Set problem |
Below this line is a set of entries; quote exactly the lines from the line that contains "Emit a Python" to the line that contains "83.6, 86.5, 90.4]", both lines included.

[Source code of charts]
▼
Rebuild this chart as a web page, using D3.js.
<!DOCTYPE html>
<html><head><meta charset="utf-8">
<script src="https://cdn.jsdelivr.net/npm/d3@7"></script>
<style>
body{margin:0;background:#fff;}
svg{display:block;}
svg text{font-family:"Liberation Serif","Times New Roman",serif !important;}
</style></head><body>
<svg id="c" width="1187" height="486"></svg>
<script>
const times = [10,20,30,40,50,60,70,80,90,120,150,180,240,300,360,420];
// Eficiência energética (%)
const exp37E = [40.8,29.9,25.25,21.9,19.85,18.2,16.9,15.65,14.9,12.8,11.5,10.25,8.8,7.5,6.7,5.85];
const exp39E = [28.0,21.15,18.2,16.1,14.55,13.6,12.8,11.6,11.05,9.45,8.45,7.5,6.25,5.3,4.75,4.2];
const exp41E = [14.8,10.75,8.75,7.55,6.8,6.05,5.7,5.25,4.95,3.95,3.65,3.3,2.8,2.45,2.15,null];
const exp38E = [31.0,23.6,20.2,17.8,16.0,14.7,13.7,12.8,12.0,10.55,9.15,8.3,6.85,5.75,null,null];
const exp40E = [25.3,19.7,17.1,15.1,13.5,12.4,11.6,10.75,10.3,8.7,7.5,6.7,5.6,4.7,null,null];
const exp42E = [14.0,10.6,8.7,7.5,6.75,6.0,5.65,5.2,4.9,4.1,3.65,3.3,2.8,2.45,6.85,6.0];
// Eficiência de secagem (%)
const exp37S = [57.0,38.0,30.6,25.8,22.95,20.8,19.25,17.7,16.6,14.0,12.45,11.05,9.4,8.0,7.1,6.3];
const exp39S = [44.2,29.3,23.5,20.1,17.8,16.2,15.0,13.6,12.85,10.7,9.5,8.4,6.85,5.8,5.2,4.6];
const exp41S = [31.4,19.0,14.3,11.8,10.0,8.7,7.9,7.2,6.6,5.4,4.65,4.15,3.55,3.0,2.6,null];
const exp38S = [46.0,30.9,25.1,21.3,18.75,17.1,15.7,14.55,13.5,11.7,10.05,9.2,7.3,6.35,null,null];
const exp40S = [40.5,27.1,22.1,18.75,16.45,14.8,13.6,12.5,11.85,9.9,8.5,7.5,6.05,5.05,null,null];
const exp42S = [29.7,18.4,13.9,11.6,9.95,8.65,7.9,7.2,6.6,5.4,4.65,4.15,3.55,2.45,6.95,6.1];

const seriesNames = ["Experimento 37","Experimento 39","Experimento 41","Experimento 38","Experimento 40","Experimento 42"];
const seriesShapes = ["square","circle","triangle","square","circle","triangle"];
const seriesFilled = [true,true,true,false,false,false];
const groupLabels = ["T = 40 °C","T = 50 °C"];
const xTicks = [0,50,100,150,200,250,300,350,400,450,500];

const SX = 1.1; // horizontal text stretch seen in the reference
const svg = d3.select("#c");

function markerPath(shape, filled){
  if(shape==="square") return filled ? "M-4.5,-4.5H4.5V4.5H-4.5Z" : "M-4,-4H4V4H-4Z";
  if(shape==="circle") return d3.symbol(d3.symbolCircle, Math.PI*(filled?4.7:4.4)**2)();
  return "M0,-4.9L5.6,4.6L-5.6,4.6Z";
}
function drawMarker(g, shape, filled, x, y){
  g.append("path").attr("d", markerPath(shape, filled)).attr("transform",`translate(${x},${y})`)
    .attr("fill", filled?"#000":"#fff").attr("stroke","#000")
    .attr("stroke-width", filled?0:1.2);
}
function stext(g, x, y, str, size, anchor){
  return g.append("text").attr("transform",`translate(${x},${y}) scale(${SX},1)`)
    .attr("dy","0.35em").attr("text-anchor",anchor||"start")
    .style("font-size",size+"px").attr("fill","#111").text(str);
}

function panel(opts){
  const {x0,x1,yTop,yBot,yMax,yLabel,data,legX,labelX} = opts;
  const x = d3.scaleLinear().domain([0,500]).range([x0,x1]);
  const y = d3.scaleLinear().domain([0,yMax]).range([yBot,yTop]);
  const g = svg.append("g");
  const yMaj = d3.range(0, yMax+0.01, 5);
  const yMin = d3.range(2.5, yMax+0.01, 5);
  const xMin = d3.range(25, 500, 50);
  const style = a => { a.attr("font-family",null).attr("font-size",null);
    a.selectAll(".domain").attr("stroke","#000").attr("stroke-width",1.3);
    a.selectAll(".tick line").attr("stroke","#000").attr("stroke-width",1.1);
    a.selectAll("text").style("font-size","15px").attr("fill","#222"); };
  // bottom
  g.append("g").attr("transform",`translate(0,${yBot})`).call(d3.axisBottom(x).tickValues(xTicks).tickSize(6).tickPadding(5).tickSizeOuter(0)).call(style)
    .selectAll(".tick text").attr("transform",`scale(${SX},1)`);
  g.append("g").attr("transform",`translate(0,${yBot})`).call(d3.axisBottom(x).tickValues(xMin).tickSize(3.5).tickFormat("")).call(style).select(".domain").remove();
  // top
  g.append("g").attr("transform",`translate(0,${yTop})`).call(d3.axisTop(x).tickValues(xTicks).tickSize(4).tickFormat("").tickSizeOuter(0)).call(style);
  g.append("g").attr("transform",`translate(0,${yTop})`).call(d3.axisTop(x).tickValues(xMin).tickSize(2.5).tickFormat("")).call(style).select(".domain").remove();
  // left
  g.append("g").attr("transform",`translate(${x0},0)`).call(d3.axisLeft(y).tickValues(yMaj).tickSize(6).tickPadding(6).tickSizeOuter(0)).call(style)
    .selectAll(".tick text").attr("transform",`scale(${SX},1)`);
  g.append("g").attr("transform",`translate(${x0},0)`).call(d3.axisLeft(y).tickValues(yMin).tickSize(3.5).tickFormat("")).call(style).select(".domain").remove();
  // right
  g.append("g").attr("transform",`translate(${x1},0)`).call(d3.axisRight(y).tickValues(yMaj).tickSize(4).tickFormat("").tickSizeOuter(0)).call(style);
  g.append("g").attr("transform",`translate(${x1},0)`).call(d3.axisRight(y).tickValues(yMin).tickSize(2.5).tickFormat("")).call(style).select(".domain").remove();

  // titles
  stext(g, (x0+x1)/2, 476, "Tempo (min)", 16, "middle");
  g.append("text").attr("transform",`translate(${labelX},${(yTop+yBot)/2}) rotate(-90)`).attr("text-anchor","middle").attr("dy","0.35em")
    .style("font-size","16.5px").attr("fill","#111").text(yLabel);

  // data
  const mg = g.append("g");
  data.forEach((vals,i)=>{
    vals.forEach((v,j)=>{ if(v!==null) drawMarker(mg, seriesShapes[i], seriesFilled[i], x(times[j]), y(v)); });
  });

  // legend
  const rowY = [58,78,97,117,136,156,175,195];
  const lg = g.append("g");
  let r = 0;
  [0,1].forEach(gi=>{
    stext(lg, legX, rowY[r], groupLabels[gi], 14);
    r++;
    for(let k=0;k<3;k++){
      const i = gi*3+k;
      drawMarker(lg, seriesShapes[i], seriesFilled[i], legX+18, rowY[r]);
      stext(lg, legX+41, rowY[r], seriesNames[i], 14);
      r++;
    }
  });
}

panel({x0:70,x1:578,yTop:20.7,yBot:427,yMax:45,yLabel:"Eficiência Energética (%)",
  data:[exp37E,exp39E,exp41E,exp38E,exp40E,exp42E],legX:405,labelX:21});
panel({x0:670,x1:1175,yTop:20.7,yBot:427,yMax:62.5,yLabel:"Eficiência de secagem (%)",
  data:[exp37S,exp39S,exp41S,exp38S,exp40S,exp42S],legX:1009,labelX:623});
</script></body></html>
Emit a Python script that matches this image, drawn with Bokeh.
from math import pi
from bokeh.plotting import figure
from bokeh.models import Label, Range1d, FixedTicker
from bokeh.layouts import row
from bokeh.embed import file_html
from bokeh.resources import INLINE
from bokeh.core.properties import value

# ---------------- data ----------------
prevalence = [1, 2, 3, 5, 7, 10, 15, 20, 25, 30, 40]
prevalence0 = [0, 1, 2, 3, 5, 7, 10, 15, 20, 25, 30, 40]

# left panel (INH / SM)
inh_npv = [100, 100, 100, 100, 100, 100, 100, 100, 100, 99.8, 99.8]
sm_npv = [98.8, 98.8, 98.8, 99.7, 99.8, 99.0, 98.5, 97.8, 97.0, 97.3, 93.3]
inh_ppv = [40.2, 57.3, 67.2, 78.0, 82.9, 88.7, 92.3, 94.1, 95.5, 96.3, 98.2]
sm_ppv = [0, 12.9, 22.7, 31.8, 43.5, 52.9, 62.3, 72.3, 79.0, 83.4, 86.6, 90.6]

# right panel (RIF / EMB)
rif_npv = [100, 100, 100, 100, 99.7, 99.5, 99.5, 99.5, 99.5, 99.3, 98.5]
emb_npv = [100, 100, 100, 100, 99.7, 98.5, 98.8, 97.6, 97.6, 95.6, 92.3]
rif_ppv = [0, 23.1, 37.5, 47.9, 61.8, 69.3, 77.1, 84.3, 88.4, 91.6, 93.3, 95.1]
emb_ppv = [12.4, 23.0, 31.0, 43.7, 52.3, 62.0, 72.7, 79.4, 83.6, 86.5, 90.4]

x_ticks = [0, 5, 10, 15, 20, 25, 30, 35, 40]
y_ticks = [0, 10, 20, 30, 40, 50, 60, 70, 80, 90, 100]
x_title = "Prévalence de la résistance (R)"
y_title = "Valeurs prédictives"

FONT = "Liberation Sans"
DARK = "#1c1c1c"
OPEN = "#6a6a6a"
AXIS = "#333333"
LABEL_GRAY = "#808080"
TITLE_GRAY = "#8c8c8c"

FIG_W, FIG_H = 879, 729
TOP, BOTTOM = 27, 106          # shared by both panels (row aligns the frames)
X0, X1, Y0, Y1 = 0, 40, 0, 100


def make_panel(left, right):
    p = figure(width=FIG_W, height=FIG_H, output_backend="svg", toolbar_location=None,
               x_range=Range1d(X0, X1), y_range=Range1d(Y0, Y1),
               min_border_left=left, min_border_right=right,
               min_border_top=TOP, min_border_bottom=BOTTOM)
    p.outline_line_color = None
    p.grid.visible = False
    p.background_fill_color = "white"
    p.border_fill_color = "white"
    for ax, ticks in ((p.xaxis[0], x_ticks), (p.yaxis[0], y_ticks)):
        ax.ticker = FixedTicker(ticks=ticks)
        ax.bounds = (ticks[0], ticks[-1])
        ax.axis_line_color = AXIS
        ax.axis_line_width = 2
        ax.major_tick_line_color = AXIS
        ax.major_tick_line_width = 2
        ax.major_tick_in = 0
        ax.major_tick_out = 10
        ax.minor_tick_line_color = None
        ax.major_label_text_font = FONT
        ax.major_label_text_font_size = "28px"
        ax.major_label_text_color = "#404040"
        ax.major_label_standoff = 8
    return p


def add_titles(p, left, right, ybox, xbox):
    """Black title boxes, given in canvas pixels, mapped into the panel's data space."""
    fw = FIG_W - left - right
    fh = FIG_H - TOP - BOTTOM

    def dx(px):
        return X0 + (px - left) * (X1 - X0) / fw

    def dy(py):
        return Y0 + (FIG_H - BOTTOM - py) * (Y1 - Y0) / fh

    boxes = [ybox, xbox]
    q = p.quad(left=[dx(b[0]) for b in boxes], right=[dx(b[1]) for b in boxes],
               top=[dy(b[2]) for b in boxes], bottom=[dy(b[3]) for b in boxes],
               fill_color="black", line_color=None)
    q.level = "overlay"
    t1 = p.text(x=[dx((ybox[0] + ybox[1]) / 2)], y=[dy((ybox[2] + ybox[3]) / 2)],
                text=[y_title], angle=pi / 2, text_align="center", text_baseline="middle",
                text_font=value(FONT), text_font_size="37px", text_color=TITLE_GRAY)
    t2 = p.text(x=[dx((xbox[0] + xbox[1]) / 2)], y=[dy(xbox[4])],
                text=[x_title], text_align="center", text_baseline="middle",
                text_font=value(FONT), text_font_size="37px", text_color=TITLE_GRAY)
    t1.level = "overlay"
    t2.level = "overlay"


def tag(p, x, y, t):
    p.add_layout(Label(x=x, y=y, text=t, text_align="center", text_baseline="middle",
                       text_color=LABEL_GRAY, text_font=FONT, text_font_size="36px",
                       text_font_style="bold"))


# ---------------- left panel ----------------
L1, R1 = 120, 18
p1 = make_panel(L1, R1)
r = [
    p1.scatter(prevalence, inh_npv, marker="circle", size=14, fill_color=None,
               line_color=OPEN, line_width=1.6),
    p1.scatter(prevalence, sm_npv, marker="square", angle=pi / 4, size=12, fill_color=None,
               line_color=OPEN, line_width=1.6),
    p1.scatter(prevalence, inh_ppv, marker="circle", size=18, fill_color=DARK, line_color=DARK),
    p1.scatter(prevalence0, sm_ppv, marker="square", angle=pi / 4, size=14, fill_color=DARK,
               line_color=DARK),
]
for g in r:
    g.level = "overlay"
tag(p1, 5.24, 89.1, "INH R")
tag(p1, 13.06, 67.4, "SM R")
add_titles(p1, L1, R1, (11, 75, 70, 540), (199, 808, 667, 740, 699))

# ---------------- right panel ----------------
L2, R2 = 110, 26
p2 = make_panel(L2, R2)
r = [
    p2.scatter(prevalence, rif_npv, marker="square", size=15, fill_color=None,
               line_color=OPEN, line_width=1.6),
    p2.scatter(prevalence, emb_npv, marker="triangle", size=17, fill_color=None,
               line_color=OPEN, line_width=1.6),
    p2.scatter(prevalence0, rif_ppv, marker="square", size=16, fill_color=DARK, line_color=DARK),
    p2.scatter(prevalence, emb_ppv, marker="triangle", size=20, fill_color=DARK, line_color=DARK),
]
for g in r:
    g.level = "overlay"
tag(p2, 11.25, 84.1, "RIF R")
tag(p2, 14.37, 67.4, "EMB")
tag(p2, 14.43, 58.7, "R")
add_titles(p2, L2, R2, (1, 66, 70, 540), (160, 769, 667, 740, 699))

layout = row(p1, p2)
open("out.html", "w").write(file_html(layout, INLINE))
▲
Problem solution |
Emit a Python script that matches this image, drawn with Bokeh.
from math import pi
from bokeh.plotting import figure
from bokeh.models import Label, Range1d, FixedTicker
from bokeh.layouts import row
from bokeh.embed import file_html
from bokeh.resources import INLINE
from bokeh.core.properties import value

# ---------------- data ----------------
prevalence = [1, 2, 3, 5, 7, 10, 15, 20, 25, 30, 40]
prevalence0 = [0, 1, 2, 3, 5, 7, 10, 15, 20, 25, 30, 40]

# left panel (INH / SM)
inh_npv = [100, 100, 100, 100, 100, 100, 100, 100, 100, 99.8, 99.8]
sm_npv = [98.8, 98.8, 98.8, 99.7, 99.8, 99.0, 98.5, 97.8, 97.0, 97.3, 93.3]
inh_ppv = [40.2, 57.3, 67.2, 78.0, 82.9, 88.7, 92.3, 94.1, 95.5, 96.3, 98.2]
sm_ppv = [0, 12.9, 22.7, 31.8, 43.5, 52.9, 62.3, 72.3, 79.0, 83.4, 86.6, 90.6]

# right panel (RIF / EMB)
rif_npv = [100, 100, 100, 100, 99.7, 99.5, 99.5, 99.5, 99.5, 99.3, 98.5]
emb_npv = [100, 100, 100, 100, 99.7, 98.5, 98.8, 97.6, 97.6, 95.6, 92.3]
rif_ppv = [0, 23.1, 37.5, 47.9, 61.8, 69.3, 77.1, 84.3, 88.4, 91.6, 93.3, 95.1]
emb_ppv = [12.4, 23.0, 31.0, 43.7, 52.3, 62.0, 72.7, 79.4, 83.6, 86.5, 90.4]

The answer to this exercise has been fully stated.